===== MATERIAL PROVIDED =====

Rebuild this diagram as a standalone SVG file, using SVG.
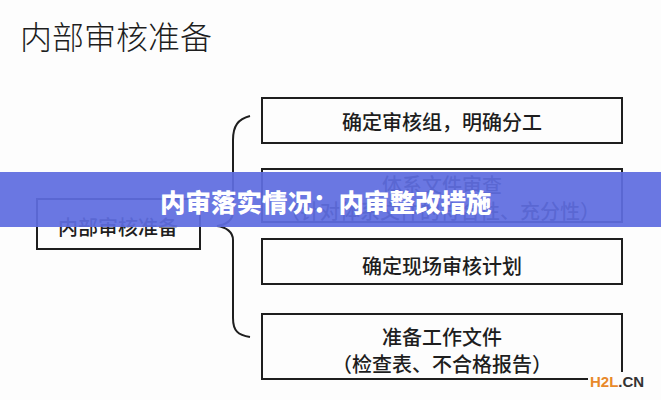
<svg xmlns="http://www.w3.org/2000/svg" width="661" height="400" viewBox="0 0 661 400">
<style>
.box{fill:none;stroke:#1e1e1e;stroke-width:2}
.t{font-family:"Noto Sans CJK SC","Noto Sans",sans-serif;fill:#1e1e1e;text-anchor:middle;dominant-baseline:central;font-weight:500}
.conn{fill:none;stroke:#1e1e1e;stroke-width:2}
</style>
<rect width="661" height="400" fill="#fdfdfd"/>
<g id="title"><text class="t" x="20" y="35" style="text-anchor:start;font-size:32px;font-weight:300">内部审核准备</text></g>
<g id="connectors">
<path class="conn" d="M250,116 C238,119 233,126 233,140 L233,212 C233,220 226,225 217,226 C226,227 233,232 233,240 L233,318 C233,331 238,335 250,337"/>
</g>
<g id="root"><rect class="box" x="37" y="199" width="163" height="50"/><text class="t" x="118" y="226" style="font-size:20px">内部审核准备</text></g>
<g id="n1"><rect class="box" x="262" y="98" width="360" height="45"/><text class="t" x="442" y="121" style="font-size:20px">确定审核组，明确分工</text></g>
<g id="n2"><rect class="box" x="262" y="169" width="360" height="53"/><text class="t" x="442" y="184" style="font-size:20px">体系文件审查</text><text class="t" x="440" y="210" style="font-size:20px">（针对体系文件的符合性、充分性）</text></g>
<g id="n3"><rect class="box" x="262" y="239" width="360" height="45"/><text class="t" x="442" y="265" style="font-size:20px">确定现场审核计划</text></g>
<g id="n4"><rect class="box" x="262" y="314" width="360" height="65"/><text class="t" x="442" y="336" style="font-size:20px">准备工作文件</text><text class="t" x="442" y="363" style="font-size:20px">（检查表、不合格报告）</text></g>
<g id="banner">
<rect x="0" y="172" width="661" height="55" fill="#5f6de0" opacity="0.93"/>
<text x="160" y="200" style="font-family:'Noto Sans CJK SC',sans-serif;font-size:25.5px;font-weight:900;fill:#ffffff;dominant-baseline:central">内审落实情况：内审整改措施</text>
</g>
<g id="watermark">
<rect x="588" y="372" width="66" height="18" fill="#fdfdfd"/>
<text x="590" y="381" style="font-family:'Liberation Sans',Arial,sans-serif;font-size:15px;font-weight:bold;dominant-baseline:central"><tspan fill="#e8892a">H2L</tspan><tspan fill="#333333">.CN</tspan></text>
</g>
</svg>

=====

AIM:
Take the data above and repeat it exactly, leaving each picture out.

RESPONSE TO THE EXERCISE:
Rebuild this diagram as a standalone SVG file, using SVG.
<svg xmlns="http://www.w3.org/2000/svg" width="661" height="400" viewBox="0 0 661 400">
<style>
.box{fill:none;stroke:#1e1e1e;stroke-width:2}
.t{font-family:"Noto Sans CJK SC","Noto Sans",sans-serif;fill:#1e1e1e;text-anchor:middle;dominant-baseline:central;font-weight:500}
.conn{fill:none;stroke:#1e1e1e;stroke-width:2}
</style>
<rect width="661" height="400" fill="#fdfdfd"/>
<g id="title"><text class="t" x="20" y="35" style="text-anchor:start;font-size:32px;font-weight:300">内部审核准备</text></g>
<g id="connectors">
<path class="conn" d="M250,116 C238,119 233,126 233,140 L233,212 C233,220 226,225 217,226 C226,227 233,232 233,240 L233,318 C233,331 238,335 250,337"/>
</g>
<g id="root"><rect class="box" x="37" y="199" width="163" height="50"/><text class="t" x="118" y="226" style="font-size:20px">内部审核准备</text></g>
<g id="n1"><rect class="box" x="262" y="98" width="360" height="45"/><text class="t" x="442" y="121" style="font-size:20px">确定审核组，明确分工</text></g>
<g id="n2"><rect class="box" x="262" y="169" width="360" height="53"/><text class="t" x="442" y="184" style="font-size:20px">体系文件审查</text><text class="t" x="440" y="210" style="font-size:20px">（针对体系文件的符合性、充分性）</text></g>
<g id="n3"><rect class="box" x="262" y="239" width="360" height="45"/><text class="t" x="442" y="265" style="font-size:20px">确定现场审核计划</text></g>
<g id="n4"><rect class="box" x="262" y="314" width="360" height="65"/><text class="t" x="442" y="336" style="font-size:20px">准备工作文件</text><text class="t" x="442" y="363" style="font-size:20px">（检查表、不合格报告）</text></g>
<g id="banner">
<rect x="0" y="172" width="661" height="55" fill="#5f6de0" opacity="0.93"/>
<text x="160" y="200" style="font-family:'Noto Sans CJK SC',sans-serif;font-size:25.5px;font-weight:900;fill:#ffffff;dominant-baseline:central">内审落实情况：内审整改措施</text>
</g>
<g id="watermark">
<rect x="588" y="372" width="66" height="18" fill="#fdfdfd"/>
<text x="590" y="381" style="font-family:'Liberation Sans',Arial,sans-serif;font-size:15px;font-weight:bold;dominant-baseline:central"><tspan fill="#e8892a">H2L</tspan><tspan fill="#333333">.CN</tspan></text>
</g>
</svg>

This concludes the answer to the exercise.